**WHAT THIS TASK INVOLVES**.
Repeat all the material exactly; pictures stay out of your copy.
Begin PROVIDED MATERIAL
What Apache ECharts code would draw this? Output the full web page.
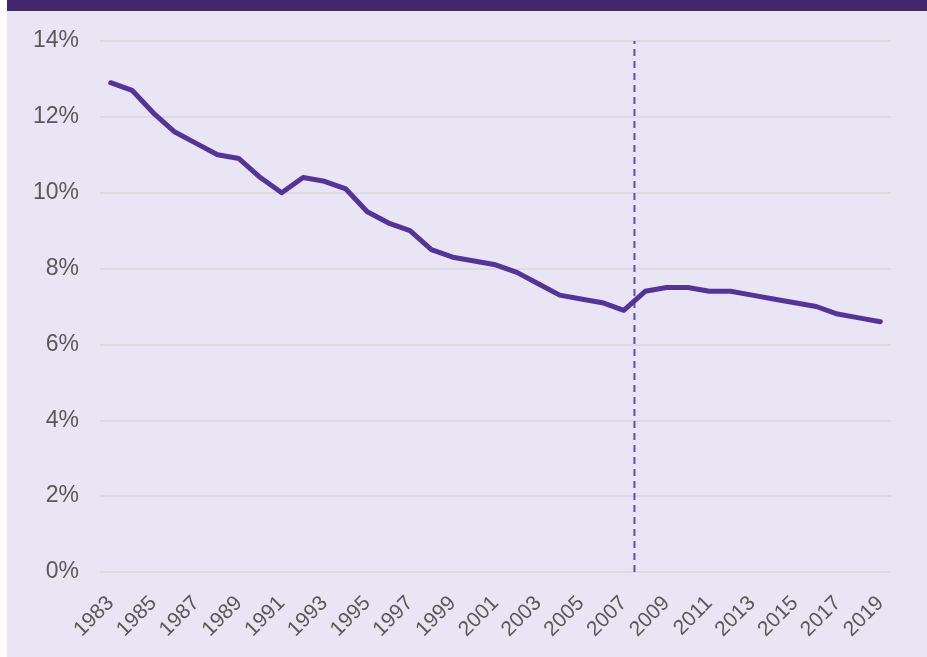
<!DOCTYPE html>
<html>
<head>
<meta charset="utf-8">
<style>
  html, body { margin: 0; padding: 0; background: #fff; }
  #chart { width: 927px; height: 657px; }
</style>
<script src="https://cdn.jsdelivr.net/npm/echarts@6/dist/echarts.min.js"></script>
</head>
<body>
<div id="chart"></div>
<script>
// years on the x axis
const years = ['1983', '1984', '1985', '1986', '1987', '1988', '1989', '1990', '1991', '1992',
  '1993', '1994', '1995', '1996', '1997', '1998', '1999', '2000', '2001', '2002',
  '2003', '2004', '2005', '2006', '2007', '2008', '2009', '2010', '2011', '2012',
  '2013', '2014', '2015', '2016', '2017', '2018', '2019']
// rate in percent
const rates = [12.9, 12.7, 12.1, 11.6, 11.3, 11.0, 10.9, 10.4, 10.0, 10.4,
  10.3, 10.1, 9.5, 9.2, 9.0, 8.5, 8.3, 8.2, 8.1, 7.9,
  7.6, 7.3, 7.2, 7.1, 6.9, 7.4, 7.5, 7.5, 7.4, 7.4,
  7.3, 7.2, 7.1, 7.0, 6.8, 6.7, 6.6]
// dashed marker between 2007 and 2008
const breakYear = 2007.5
const breakRange = [0, 14]

const chart = echarts.init(document.getElementById('chart'))

chart.setOption({
  animation: false,
  textStyle: { fontFamily: 'Liberation Sans, Arial, sans-serif' },
  graphic: [
    { type: 'rect', z: -10, shape: { x: 7, y: 0, width: 920, height: 657 }, style: { fill: '#e9e5f4' } },
    { type: 'rect', z: -9, shape: { x: 7, y: 0, width: 920, height: 11 }, style: { fill: '#41286e' } }
  ],
  grid: {
    left: 100,
    right: 36,
    top: 41,
    bottom: 85
  },
  xAxis: [
    {
      type: 'category',
      data: years,
      boundaryGap: true,
      axisLine: { show: false },
      axisTick: { show: false },
      axisLabel: {
        interval: 1,
        rotate: 45,
        margin: 28,
        fontSize: 21,
        color: '#595959'
      }
    },
    {
      type: 'value',
      min: 1982.5,
      max: 2019.5,
      show: false
    }
  ],
  yAxis: {
    type: 'value',
    min: 0,
    max: 14,
    interval: 2,
    axisLine: { show: false },
    axisTick: { show: false },
    axisLabel: {
      formatter: '{value}%',
      fontSize: 23,
      margin: 21,
      color: '#595959'
    },
    splitLine: {
      lineStyle: { color: '#d9d6de', width: 1.5 }
    }
  },
  series: [
    {
      type: 'line',
      xAxisIndex: 1,
      data: breakRange.map(v => [breakYear, v]),
      symbol: 'none',
      silent: true,
      lineStyle: {
        color: '#6a4bb2',
        width: 2,
        type: [7, 5]
      }
    },
    {
      type: 'line',
      data: rates,
      symbol: 'none',
      lineStyle: {
        color: '#563497',
        width: 5,
        cap: 'round',
        join: 'round'
      }
    }
  ]
})
</script>
</body>
</html>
End PROVIDED MATERIAL
**THE SOLUTION**.
What Apache ECharts code would draw this? Output the full web page.
<!DOCTYPE html>
<html>
<head>
<meta charset="utf-8">
<style>
  html, body { margin: 0; padding: 0; background: #fff; }
  #chart { width: 927px; height: 657px; }
</style>
<script src="https://cdn.jsdelivr.net/npm/echarts@6/dist/echarts.min.js"></script>
</head>
<body>
<div id="chart"></div>
<script>
// years on the x axis
const years = ['1983', '1984', '1985', '1986', '1987', '1988', '1989', '1990', '1991', '1992',
  '1993', '1994', '1995', '1996', '1997', '1998', '1999', '2000', '2001', '2002',
  '2003', '2004', '2005', '2006', '2007', '2008', '2009', '2010', '2011', '2012',
  '2013', '2014', '2015', '2016', '2017', '2018', '2019']
// rate in percent
const rates = [12.9, 12.7, 12.1, 11.6, 11.3, 11.0, 10.9, 10.4, 10.0, 10.4,
  10.3, 10.1, 9.5, 9.2, 9.0, 8.5, 8.3, 8.2, 8.1, 7.9,
  7.6, 7.3, 7.2, 7.1, 6.9, 7.4, 7.5, 7.5, 7.4, 7.4,
  7.3, 7.2, 7.1, 7.0, 6.8, 6.7, 6.6]
// dashed marker between 2007 and 2008
const breakYear = 2007.5
const breakRange = [0, 14]

const chart = echarts.init(document.getElementById('chart'))

chart.setOption({
  animation: false,
  textStyle: { fontFamily: 'Liberation Sans, Arial, sans-serif' },
  graphic: [
    { type: 'rect', z: -10, shape: { x: 7, y: 0, width: 920, height: 657 }, style: { fill: '#e9e5f4' } },
    { type: 'rect', z: -9, shape: { x: 7, y: 0, width: 920, height: 11 }, style: { fill: '#41286e' } }
  ],
  grid: {
    left: 100,
    right: 36,
    top: 41,
    bottom: 85
  },
  xAxis: [
    {
      type: 'category',
      data: years,
      boundaryGap: true,
      axisLine: { show: false },
      axisTick: { show: false },
      axisLabel: {
        interval: 1,
        rotate: 45,
        margin: 28,
        fontSize: 21,
        color: '#595959'
      }
    },
    {
      type: 'value',
      min: 1982.5,
      max: 2019.5,
      show: false
    }
  ],
  yAxis: {
    type: 'value',
    min: 0,
    max: 14,
    interval: 2,
    axisLine: { show: false },
    axisTick: { show: false },
    axisLabel: {
      formatter: '{value}%',
      fontSize: 23,
      margin: 21,
      color: '#595959'
    },
    splitLine: {
      lineStyle: { color: '#d9d6de', width: 1.5 }
    }
  },
  series: [
    {
      type: 'line',
      xAxisIndex: 1,
      data: breakRange.map(v => [breakYear, v]),
      symbol: 'none',
      silent: true,
      lineStyle: {
        color: '#6a4bb2',
        width: 2,
        type: [7, 5]
      }
    },
    {
      type: 'line',
      data: rates,
      symbol: 'none',
      lineStyle: {
        color: '#563497',
        width: 5,
        cap: 'round',
        join: 'round'
      }
    }
  ]
})
</script>
</body>
</html>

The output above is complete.